— Exercise brief —
The listing below begins with the first line you should copy; stop after the line containing "12000, 14000, 16000];", and drop every picture.

— Material —
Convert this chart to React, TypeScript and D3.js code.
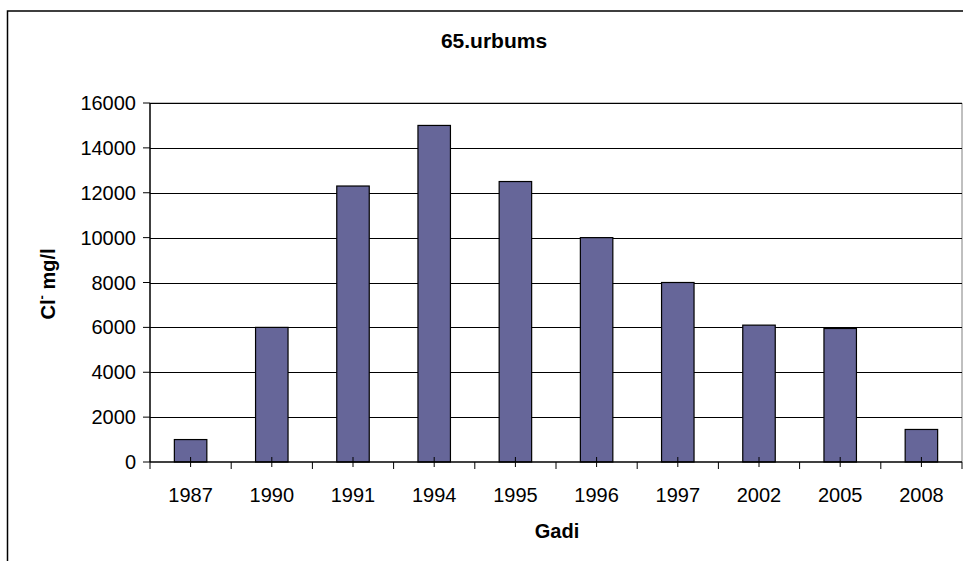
import * as d3 from "d3";
import React from "react";

const years = ["1987", "1990", "1991", "1994", "1995", "1996", "1997", "2002", "2005", "2008"];
const chloride = [1000, 6000, 12300, 15000, 12500, 10000, 8000, 6100, 5950, 1450];
const yTicks = [0, 2000, 4000, 6000, 8000, 10000, 12000, 14000, 16000];

const W = 963,
	H = 561;
const plot = { left: 150, right: 962, top: 103, bottom: 462 };
const font = "Arial, 'Liberation Sans', Helvetica, sans-serif";

const App = () => {
	const x = d3
		.scaleBand()
		.domain(years)
		.range([plot.left, plot.right])
		.paddingInner(0.6)
		.paddingOuter(0.3);
	const y = d3.scaleLinear().domain([0, 16000]).range([plot.bottom, plot.top]);

	// category boundaries (major ticks) and centres (minor ticks)
	const step = x.step();
	const bounds = d3.range(years.length + 1).map((i) => plot.left + i * step);
	const centres = years.map((d) => x(d)! + x.bandwidth() / 2);

	return (
		<svg
			width={W}
			height={H}
			style={{ position: "absolute", left: 0, top: 0, background: "#fff" }}
			fontFamily={font}
		>
			<rect x={0} y={0} width={W} height={H} fill="#fff" />
			{/* chart frame */}
			<path d={`M7.5,${H + 5} V11 H${W + 5}`} fill="none" stroke="#000" strokeWidth={1.5} />

			<text x={494} y={48} textAnchor="middle" fontSize={21} fontWeight="bold">
				65.urbums
			</text>

			{/* plot area border */}
			<path
				d={`M${plot.left},${plot.top} H${plot.right} V${plot.bottom}`}
				fill="none"
				stroke="#808080"
				strokeWidth={1}
			/>

			{/* gridlines */}
			{yTicks.slice(1).map((t) => (
				<line
					key={"g" + t}
					x1={plot.left}
					x2={plot.right}
					y1={Math.round(y(t)) + 0.5}
					y2={Math.round(y(t)) + 0.5}
					stroke="#000"
					strokeWidth={1}
				/>
			))}

			{/* bars */}
			{years.map((yr, i) => (
				<rect
					key={yr}
					x={x(yr)}
					y={y(chloride[i])}
					width={x.bandwidth()}
					height={plot.bottom - y(chloride[i])}
					fill="#666699"
					stroke="#000"
					strokeWidth={1.2}
				/>
			))}

			{/* y axis */}
			<line x1={plot.left} x2={plot.left} y1={plot.top} y2={plot.bottom} stroke="#000" strokeWidth={1.5} />
			{yTicks.map((t) => (
				<g key={"y" + t}>
					<line x1={plot.left - 7} x2={plot.left} y1={y(t)} y2={y(t)} stroke="#000" />
					<text x={136} y={y(t)} dy="0.35em" textAnchor="end" fontSize={20}>
						{t}
					</text>
				</g>
			))}

			{/* x axis */}
			<line x1={plot.left} x2={plot.right} y1={plot.bottom} y2={plot.bottom} stroke="#000" strokeWidth={1.5} />
			{bounds.map((b, i) => (
				<line key={"b" + i} x1={b} x2={b} y1={plot.bottom} y2={plot.bottom + 7} stroke="#000" />
			))}
			{centres.map((c, i) => (
				<line key={"c" + i} x1={c} x2={c} y1={plot.bottom - 5} y2={plot.bottom + 5} stroke="#000" />
			))}
			{years.map((yr, i) => (
				<text key={"t" + yr} x={centres[i]} y={502} textAnchor="middle" fontSize={20}>
					{yr}
				</text>
			))}

			<text x={557} y={538} textAnchor="middle" fontSize={20} fontWeight="bold">
				Gadi
			</text>
			<text
				transform={`translate(55,284) rotate(-90)`}
				textAnchor="middle"
				fontSize={20}
				fontWeight="bold"
			>
				Cl
				<tspan fontSize={13} dy={-9}>
					-
				</tspan>
				<tspan dy={9}> mg/l</tspan>
			</text>
		</svg>
	);
};

export default App;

— Exercise output —
Convert this chart to React, TypeScript and D3.js code.
import * as d3 from "d3";
import React from "react";

const years = ["1987", "1990", "1991", "1994", "1995", "1996", "1997", "2002", "2005", "2008"];
const chloride = [1000, 6000, 12300, 15000, 12500, 10000, 8000, 6100, 5950, 1450];
const yTicks = [0, 2000, 4000, 6000, 8000, 10000, 12000, 14000, 16000];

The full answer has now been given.